David Bowie's Hunky Dory still sounds as invigorating, fresh, and kaleidoscopic in scope as it did upon original release more than four decades ago. Built from a six-song demo he had used to entice RCA to sign him and featuring the timeless songs "Changes" and "Life on Mars," Bowie's first album recorded with producer Ken Scott finds the musical chameleon back in the role of singer/songwriter. He pays tribute to his influences with the postmodern pop songs "Andy Warhol," "Song for Bob Dylan," and the Velvet Underground inspired "Queen Bitch." Almost immediately, Bowie followed the record up with the instant classic The Rise and Fall of Ziggy Stardust and the Spiders from Mars.

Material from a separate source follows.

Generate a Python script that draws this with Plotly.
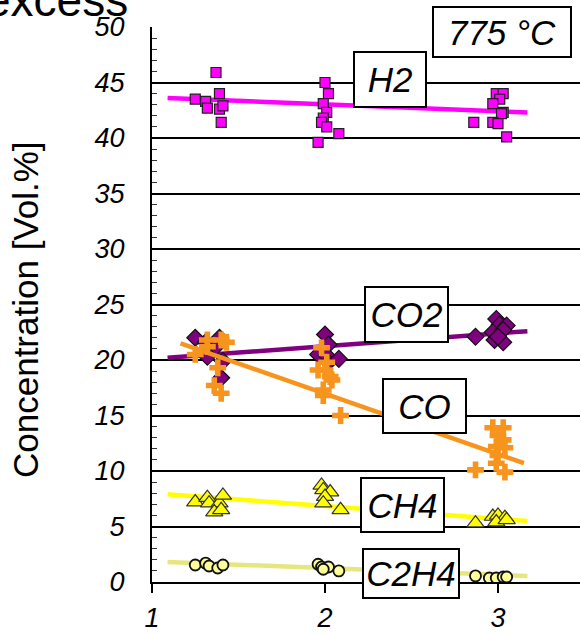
import plotly.graph_objects as go

# ---------------- data ----------------
h2_x = [1.25, 1.31, 1.32, 1.37, 1.39, 1.39, 1.41, 1.40,
        2.00, 2.02, 1.99, 2.01, 1.99, 1.98, 2.01, 2.08, 1.96,
        2.99, 3.03, 3.01, 2.97, 3.03, 3.02, 2.86, 2.97, 3.00, 3.05]
h2_y = [43.5, 43.3, 42.7, 45.9, 44.0, 42.6, 42.9, 41.4,
        45.0, 44.0, 43.1, 42.3, 41.8, 41.4, 41.0, 40.4, 39.6,
        44.0, 44.0, 43.5, 43.1, 42.3, 42.2, 41.4, 41.4, 41.3, 40.1]

co2_x = [1.25, 1.39, 1.32, 1.41, 1.40, 1.31, 1.37,
         2.00, 2.02, 1.96, 2.01, 2.02, 2.08,
         2.87, 2.99, 3.01, 3.05, 2.97, 3.03, 2.98, 3.03, 3.00]
co2_y = [22.0, 22.0, 20.3, 19.9, 18.4, 21.6, 21.2,
         22.3, 21.4, 20.5, 20.4, 19.8, 20.1,
         22.1, 23.7, 23.2, 23.1, 22.5, 22.7, 21.8, 21.6, 22.1]

co_x = [1.25, 1.32, 1.40, 1.43, 1.38, 1.36, 1.40, 1.32,
        1.98, 2.01, 1.96, 2.00, 2.03, 2.04, 1.99, 1.99, 2.09,
        2.97, 3.03, 3.00, 3.03, 2.99, 3.04, 3.00, 2.99, 2.87, 3.04]
co_y = [20.5, 21.8, 21.8, 21.6, 19.3, 17.7, 17.0, 21.2,
        21.1, 19.8, 19.1, 19.1, 18.5, 18.2, 17.3, 16.8, 15.0,
        13.9, 13.9, 13.2, 12.8, 12.2, 12.1, 11.4, 10.7, 10.1, 9.9]

ch4_x = [1.25, 1.32, 1.33, 1.39, 1.41, 1.36, 1.40,
         1.98, 1.99, 2.03, 2.00, 1.99, 2.09,
         2.87, 2.97, 3.00, 3.04, 2.99, 3.05]
ch4_y = [7.2, 7.6, 7.1, 7.1, 7.8, 6.3, 6.5,
         8.7, 8.3, 8.1, 7.7, 7.1, 6.5,
         5.3, 5.9, 6.0, 5.8, 5.4, 5.6]

c2h4_x = [1.25, 1.31, 1.33, 1.38, 1.41,
          1.96, 1.98, 2.02, 1.99, 2.08,
          2.87, 2.95, 2.99, 3.03, 3.05]
c2h4_y = [1.53, 1.70, 1.44, 1.26, 1.53,
          1.60, 1.35, 1.35, 1.15, 1.00,
          0.55, 0.36, 0.36, 0.45, 0.45]

# trend lines (end points)
trend_x = [1.09, 3.17]
h2_trend = [43.6, 42.3]
co2_trend = [20.2, 22.6]
co_trend_x = [1.165, 3.15]
co_trend = [21.5, 10.7]
ch4_trend = [7.9, 5.5]
c2h4_trend = [1.8, 0.55]

y_ticks = [0, 5, 10, 15, 20, 25, 30, 35, 40, 45, 50]
x_ticks = [1, 2, 3]

labels = ["775 °C", "H2", "CO2", "CO", "CH4", "C2H4"]

# ---------------- figure ----------------
SANS = "Liberation Sans, Arial, sans-serif"

fig = go.Figure()

def add_series(tx, ty, x, y, line_color, symbol, fill, size, olw, ocol):
    fig.add_trace(go.Scatter(x=tx, y=ty, mode="lines",
                             line=dict(color=line_color, width=4.5),
                             hoverinfo="skip"))
    fig.add_trace(go.Scatter(x=x, y=y, mode="markers",
                             marker=dict(symbol=symbol, color=fill, size=size,
                                         line=dict(color=ocol, width=olw))))

add_series(trend_x, h2_trend, h2_x, h2_y, "#FF00FF", "square", "#FF00FF", 10, 1.2, "#222222")
add_series(trend_x, co2_trend, co2_x, co2_y, "#800080", "diamond", "#800080", 13, 1.2, "#111111")
add_series(co_trend_x, co_trend, co_x, co_y, "#F7941D", "cross", "#F7941D", 14, 0, "#F7941D")
add_series(trend_x, ch4_trend, ch4_x, ch4_y, "#FFFF00", "triangle-up", "#FFFF00", 15, 1.2, "#333333")
add_series(trend_x, c2h4_trend, c2h4_x, c2h4_y, "#E6E67E", "circle", "#FFFF99", 11, 1.8, "#111111")

# plot area geometry (pixels)
L, R, T, B = 152, 580, 27, 582
W, H = R - L, B - T

def px(x):
    return (x - L) / W

def py(y):
    return (B - y) / H

# label boxes: (text, cx, cy, w, h)
boxes = [
    (labels[0], 502, 32, 136, 48),
    (labels[1], 390, 79.5, 70, 53),
    (labels[2], 406.5, 314.5, 81, 53),
    (labels[3], 424.5, 406, 81, 52),
    (labels[4], 402.5, 505, 81, 52),
    (labels[5], 411, 573.5, 94, 47),
]
for t, cx, cy, w, h in boxes:
    fig.add_annotation(text=t, xref="paper", yref="paper", x=px(cx), y=py(cy),
                       xanchor="center", yanchor="middle", showarrow=False,
                       width=w, height=h, bgcolor="white", bordercolor="black",
                       borderwidth=2, borderpad=0,
                       font=dict(family=SANS, size=35, color="black", style="italic"))

# cropped title fragment at top left
fig.add_annotation(text="excess", xref="paper", yref="paper", x=px(130), y=py(0),
                   xanchor="right", yanchor="middle", showarrow=False,
                   font=dict(family=SANS, size=46, color="black"))

# y-axis title
fig.add_annotation(text="Concentration [Vol.%]", xref="paper", yref="paper",
                   x=px(25), y=py(310), xanchor="center", yanchor="middle",
                   textangle=-90, showarrow=False,
                   font=dict(family=SANS, size=35, color="black"))

fig.update_layout(
    width=580, height=634,
    margin=dict(l=L, r=0, t=T, b=634 - B, autoexpand=False),
    paper_bgcolor="white", plot_bgcolor="white",
    showlegend=False,
)
fig.update_xaxes(range=[1, 1 + W / 173.0], tickvals=x_ticks,
                 ticktext=[str(v) for v in x_ticks],
                 showgrid=False, zeroline=False, automargin=False,
                 showline=True, linecolor="black", linewidth=2,
                 ticks="outside", ticklen=9, tickwidth=2, tickcolor="black",
                 tickfont=dict(family=SANS, size=27, color="black", style="italic"),
                 ticklabelstandoff=2)
fig.update_yaxes(range=[0, 50], tickvals=y_ticks,
                 showgrid=True, gridcolor="black", gridwidth=1.5,
                 zeroline=False, automargin=False,
                 showline=True, linecolor="black", linewidth=2,
                 ticks="inside", ticklen=6, tickwidth=1.5, tickcolor="black",
                 minor=dict(dtick=1, ticks="inside", ticklen=5, tickwidth=1.2,
                            tickcolor="#333333", showgrid=False),
                 tickfont=dict(family=SANS, size=27, color="black", style="italic"),
                 ticklabelstandoff=20)

# remove the page's default 8px body margin so the figure sits at the window origin
fig.write_html("out.html", config={"displayModeBar": False},
               post_script="document.body.style.margin='0';")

"Hunky Dory gave me a fabulous groundswell," Bowie told Uncut in 1999. "I guess it provided me, for the first time in my life, with an actual audience – I mean, people actually coming up to me and saying, 'Good album, good songs.' That hadn't happened to me before. It was like, 'Ah, I'm getting it, I'm finding my feet. I'm starting to communicate what I want to do."